Weight Partition Strategies

In this paper, the authors explored two kinds of weight partition strategies, including random partition and pruning-inspired partition. The second partition strategy considers that weights with larger absolute values are more important than the smaller ones and would have more possibility to be quantized. The experimental results also shows that the pruning-inspired strategy outperforms the first one for about 0.8% with ResNet-18.

Implementation in PyTorch

![INQ strategy](incremental-network-quantization/INQ strategy.png)

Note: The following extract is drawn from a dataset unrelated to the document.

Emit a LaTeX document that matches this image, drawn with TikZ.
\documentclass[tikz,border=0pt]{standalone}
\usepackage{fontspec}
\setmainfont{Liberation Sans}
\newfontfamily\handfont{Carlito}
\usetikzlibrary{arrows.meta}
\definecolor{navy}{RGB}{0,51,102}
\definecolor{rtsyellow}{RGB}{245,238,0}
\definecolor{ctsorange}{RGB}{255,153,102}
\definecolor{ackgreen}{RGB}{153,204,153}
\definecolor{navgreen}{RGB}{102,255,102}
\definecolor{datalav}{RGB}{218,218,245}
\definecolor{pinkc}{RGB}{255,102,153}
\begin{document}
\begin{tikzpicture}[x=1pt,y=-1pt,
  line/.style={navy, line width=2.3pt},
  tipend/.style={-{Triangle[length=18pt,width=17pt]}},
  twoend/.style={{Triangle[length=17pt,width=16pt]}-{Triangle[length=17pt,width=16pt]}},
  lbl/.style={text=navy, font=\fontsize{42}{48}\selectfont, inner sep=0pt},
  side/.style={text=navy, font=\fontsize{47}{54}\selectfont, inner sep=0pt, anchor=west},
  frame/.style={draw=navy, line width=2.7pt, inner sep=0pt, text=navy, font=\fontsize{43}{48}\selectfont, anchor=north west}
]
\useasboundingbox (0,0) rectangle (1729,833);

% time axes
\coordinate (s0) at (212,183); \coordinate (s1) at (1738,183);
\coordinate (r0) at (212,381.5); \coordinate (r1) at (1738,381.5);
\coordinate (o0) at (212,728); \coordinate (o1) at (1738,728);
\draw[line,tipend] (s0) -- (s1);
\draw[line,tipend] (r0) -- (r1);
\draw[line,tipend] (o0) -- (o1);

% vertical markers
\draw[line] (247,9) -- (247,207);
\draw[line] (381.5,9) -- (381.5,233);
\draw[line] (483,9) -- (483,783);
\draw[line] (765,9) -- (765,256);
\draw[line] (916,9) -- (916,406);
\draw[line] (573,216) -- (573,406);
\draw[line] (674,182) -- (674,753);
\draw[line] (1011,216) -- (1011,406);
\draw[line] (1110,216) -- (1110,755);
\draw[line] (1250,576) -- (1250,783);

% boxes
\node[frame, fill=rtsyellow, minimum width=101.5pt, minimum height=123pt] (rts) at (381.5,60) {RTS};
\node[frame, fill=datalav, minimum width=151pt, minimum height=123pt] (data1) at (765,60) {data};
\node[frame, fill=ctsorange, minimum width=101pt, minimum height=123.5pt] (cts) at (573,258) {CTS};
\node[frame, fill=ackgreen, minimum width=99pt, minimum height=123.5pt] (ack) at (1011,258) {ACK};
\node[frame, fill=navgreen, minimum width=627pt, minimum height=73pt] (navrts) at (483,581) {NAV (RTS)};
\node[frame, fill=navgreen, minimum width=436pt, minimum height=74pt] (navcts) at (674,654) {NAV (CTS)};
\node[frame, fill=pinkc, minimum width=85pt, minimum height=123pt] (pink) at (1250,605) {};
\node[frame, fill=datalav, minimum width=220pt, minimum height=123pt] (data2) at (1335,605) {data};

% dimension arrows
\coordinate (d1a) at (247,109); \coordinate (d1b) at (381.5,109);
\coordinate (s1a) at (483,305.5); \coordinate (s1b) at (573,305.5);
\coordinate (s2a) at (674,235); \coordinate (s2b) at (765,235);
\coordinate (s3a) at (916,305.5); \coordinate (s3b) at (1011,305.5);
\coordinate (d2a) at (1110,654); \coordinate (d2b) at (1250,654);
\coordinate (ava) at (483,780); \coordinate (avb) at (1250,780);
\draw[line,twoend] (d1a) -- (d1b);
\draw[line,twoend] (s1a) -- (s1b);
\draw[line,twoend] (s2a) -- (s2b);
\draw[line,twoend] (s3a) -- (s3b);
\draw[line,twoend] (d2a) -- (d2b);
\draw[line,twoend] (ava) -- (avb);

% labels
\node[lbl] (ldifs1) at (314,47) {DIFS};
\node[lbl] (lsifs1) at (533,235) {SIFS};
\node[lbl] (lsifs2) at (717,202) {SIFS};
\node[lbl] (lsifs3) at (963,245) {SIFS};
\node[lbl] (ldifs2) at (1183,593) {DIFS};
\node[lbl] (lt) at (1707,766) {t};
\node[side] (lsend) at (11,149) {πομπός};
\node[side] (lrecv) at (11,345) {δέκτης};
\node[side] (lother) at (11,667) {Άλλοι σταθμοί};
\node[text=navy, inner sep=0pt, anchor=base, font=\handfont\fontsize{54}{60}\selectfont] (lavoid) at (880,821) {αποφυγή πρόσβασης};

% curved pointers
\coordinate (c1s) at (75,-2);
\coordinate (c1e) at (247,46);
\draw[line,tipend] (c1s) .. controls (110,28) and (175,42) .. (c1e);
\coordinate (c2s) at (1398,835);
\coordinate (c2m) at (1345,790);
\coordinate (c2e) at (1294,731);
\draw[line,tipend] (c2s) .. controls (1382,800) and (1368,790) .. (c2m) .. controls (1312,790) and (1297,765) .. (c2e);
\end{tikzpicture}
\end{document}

Prepare: pre-train a full-precision model

**Step1, weight partition: **

decide number of weights to be quantized according to portion ${\sigma_1, \sigma_2, \cdots, \sigma_n}$
generate quantization mask $T_l(i, j)\in {0,1}$ using pruning-inspired strategy

Step2, group-wise quantization:

quantize weights according to mask $T_l$
in order to make sure the quantized weights not be changed during re-training phase, here we save weights as $\widehat{W}$

**Step3, re-training: **

reset learning rate
apply forward, backward and computing gradient
update weights by using SGD
reload quantized weight from $\widehat{W}$ partially according to mask $T_l$
repeating operations 2 to 4 with full training phase.

**Repeat: ** repeat step1 to step 3 until all weights are quantized.

Experimental Results

The authors adopted the proposed method to several model, including AlexNet, VGG-16, GoogleNet, ResNet-18 and ResNet-50. More experiments for exploration was conducted on ResNet-18. Experimental results on ImageNet using center crop validation are shown as follows.

Network	Bit-width	Top-1/Top-5 Error	Decrease in Top-1/Top-5 Error	Portion
AlexNet ref	32	42.71%/19.77%
AlexNet	5	42.61%/19.54%	0.15%/0.23%	{0.3, 0.6, 0.8, 1.0}
VGG-16 ref	32	31.46%/11.35%
VGG-16	5	29.18%/9.70%	2.28%/1.65%	{0.5, 0.75, 0.875, 1.0}
GoogleNet ref	32	31.11%/10.97%
GoogleNet	5	30.98%/10.72%	0.13%/0.25%	{0.2, 0.4, 0.6, 0.8, 1.0}
ResNet-18 ref	32	31.73%/11.31
ResNet	5	31.02%/10.90%	0.71%/0.41	{0.5, 0.75, 0.875, 1.0}
ResNet-50 ref	32	26.78%/8.76%
ResNet-50	5	25.19%/7.55%	1.59%/1.21%	{0.5, 0.75, 0.875, 1.0}

Number of required epochs for training increasing with the expected bit-width going down. The accumulated portions for weight quantization are set as {0.3, 0.5, 0.8, 0.9, 0.95, 1.0}, {0.2, 0.4, 0.6, 0.7, 0.8, 0.9, 0.95, 1.0}, {0.2, 0.4, 0.6, 0.7, 0.8, 0.85, 0.9, 0.95, 0.975, 1.0} for 4-bits to 2-bits, respectively. Training epochs required for 2-bits finally set to 30 which means that 300 training epochs are required for completing a full quantization procedure. In the other words, the proposed method become time-consuming when the network going deeper.

Although the authors convert weights to the powers of 2 and claim that their method would be efficient with binary shift operation in hardware, the computation in there experiments is still using floating operations. Thus they only show the results of model compression instead of speeding up computation.